▶ [Exercise details]: Transcribe the listing that follows in full, omitting pictures.
+++ Data excerpt +++
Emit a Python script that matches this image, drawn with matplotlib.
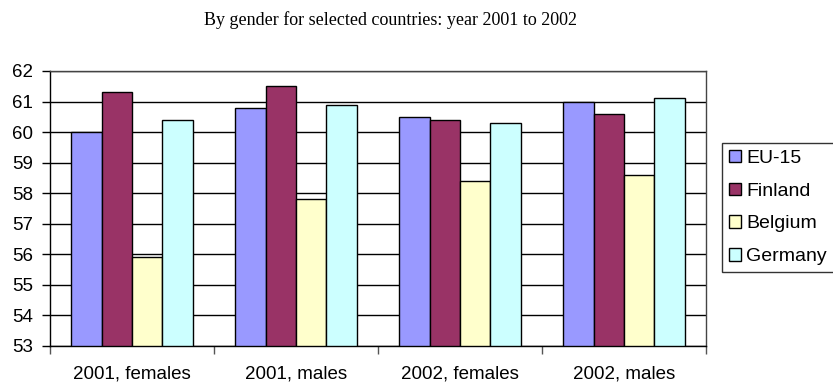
import numpy as np
import matplotlib.pyplot as plt
from matplotlib.patches import Patch

categories = ["2001, females", "2001, males", "2002, females", "2002, males"]
series_names = ["EU-15", "Finland", "Belgium", "Germany"]
eu15 = [60.0, 60.8, 60.5, 61.0]
finland = [61.3, 61.5, 60.4, 60.6]
belgium = [55.9, 57.8, 58.4, 58.6]
germany = [60.4, 60.9, 60.3, 61.1]
colors = ["#9999FF", "#993366", "#FFFFCC", "#CCFFFF"]

plt.rcParams["font.family"] = ["Liberation Sans", "DejaVu Sans"]

fig = plt.figure(figsize=(8.33, 3.9), dpi=100)
ax = fig.add_axes([50 / 833, 1 - 346 / 390, 656 / 833, 275 / 390])

x = np.arange(len(categories))
width = 0.185
series = [eu15, finland, belgium, germany]
for i, vals in enumerate(series):
    offs = (i - 1.5) * width
    ax.bar(x + offs, np.array(vals) - 53, width, bottom=53, color=colors[i],
           edgecolor="black", linewidth=1, zorder=3)

ax.set_ylim(53, 62)
ax.set_xlim(-0.5, len(categories) - 0.5)
ax.set_yticks(range(53, 63))
ax.yaxis.grid(True, color="black", linewidth=1, zorder=0)
ax.tick_params(axis="y", labelsize=13.5, length=6, width=1, pad=6)

# category labels centred, ticks at boundaries
ax.set_xticks(x)
ax.set_xticklabels(categories, fontsize=13.5)
ax.tick_params(axis="x", which="major", length=0, pad=14)
ax.set_xticks(np.arange(-0.5, len(categories)), minor=True)
ax.tick_params(axis="x", which="minor", length=6, width=1, color="#555555")

for s in ax.spines.values():
    s.set_linewidth(1)
    s.set_color("black")
ax.spines["top"].set_color("#444444")
ax.spines["right"].set_color("#444444")

fig.text(390 / 833, 1 - 20 / 390, "By gender for selected countries: year 2001 to 2002",
         ha="center", va="center", fontsize=13, family="Liberation Serif")

handles = [Patch(facecolor=c, edgecolor="black", linewidth=1) for c in colors]
leg = fig.legend(handles, series_names, loc="upper left",
                 bbox_to_anchor=(722 / 833, 1 - 143 / 390), fontsize=14,
                 frameon=True, fancybox=False, handlelength=0.62, handleheight=0.62,
                 handletextpad=0.28, labelspacing=0.8, borderpad=0.35,
                 borderaxespad=0)
leg.get_frame().set_edgecolor("black")
leg.get_frame().set_linewidth(1)

fig.savefig("out.png", dpi=100)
+++
▶ [Correct result]:
Emit a Python script that matches this image, drawn with matplotlib.
import numpy as np
import matplotlib.pyplot as plt
from matplotlib.patches import Patch

categories = ["2001, females", "2001, males", "2002, females", "2002, males"]
series_names = ["EU-15", "Finland", "Belgium", "Germany"]
eu15 = [60.0, 60.8, 60.5, 61.0]
finland = [61.3, 61.5, 60.4, 60.6]
belgium = [55.9, 57.8, 58.4, 58.6]
germany = [60.4, 60.9, 60.3, 61.1]
colors = ["#9999FF", "#993366", "#FFFFCC", "#CCFFFF"]

plt.rcParams["font.family"] = ["Liberation Sans", "DejaVu Sans"]

fig = plt.figure(figsize=(8.33, 3.9), dpi=100)
ax = fig.add_axes([50 / 833, 1 - 346 / 390, 656 / 833, 275 / 390])

x = np.arange(len(categories))
width = 0.185
series = [eu15, finland, belgium, germany]
for i, vals in enumerate(series):
    offs = (i - 1.5) * width
    ax.bar(x + offs, np.array(vals) - 53, width, bottom=53, color=colors[i],
           edgecolor="black", linewidth=1, zorder=3)

ax.set_ylim(53, 62)
ax.set_xlim(-0.5, len(categories) - 0.5)
ax.set_yticks(range(53, 63))
ax.yaxis.grid(True, color="black", linewidth=1, zorder=0)
ax.tick_params(axis="y", labelsize=13.5, length=6, width=1, pad=6)

# category labels centred, ticks at boundaries
ax.set_xticks(x)
ax.set_xticklabels(categories, fontsize=13.5)
ax.tick_params(axis="x", which="major", length=0, pad=14)
ax.set_xticks(np.arange(-0.5, len(categories)), minor=True)
ax.tick_params(axis="x", which="minor", length=6, width=1, color="#555555")

for s in ax.spines.values():
    s.set_linewidth(1)
    s.set_color("black")
ax.spines["top"].set_color("#444444")
ax.spines["right"].set_color("#444444")

fig.text(390 / 833, 1 - 20 / 390, "By gender for selected countries: year 2001 to 2002",
         ha="center", va="center", fontsize=13, family="Liberation Serif")

handles = [Patch(facecolor=c, edgecolor="black", linewidth=1) for c in colors]
leg = fig.legend(handles, series_names, loc="upper left",
                 bbox_to_anchor=(722 / 833, 1 - 143 / 390), fontsize=14,
                 frameon=True, fancybox=False, handlelength=0.62, handleheight=0.62,
                 handletextpad=0.28, labelspacing=0.8, borderpad=0.35,
                 borderaxespad=0)
leg.get_frame().set_edgecolor("black")
leg.get_frame().set_linewidth(1)

fig.savefig("out.png", dpi=100)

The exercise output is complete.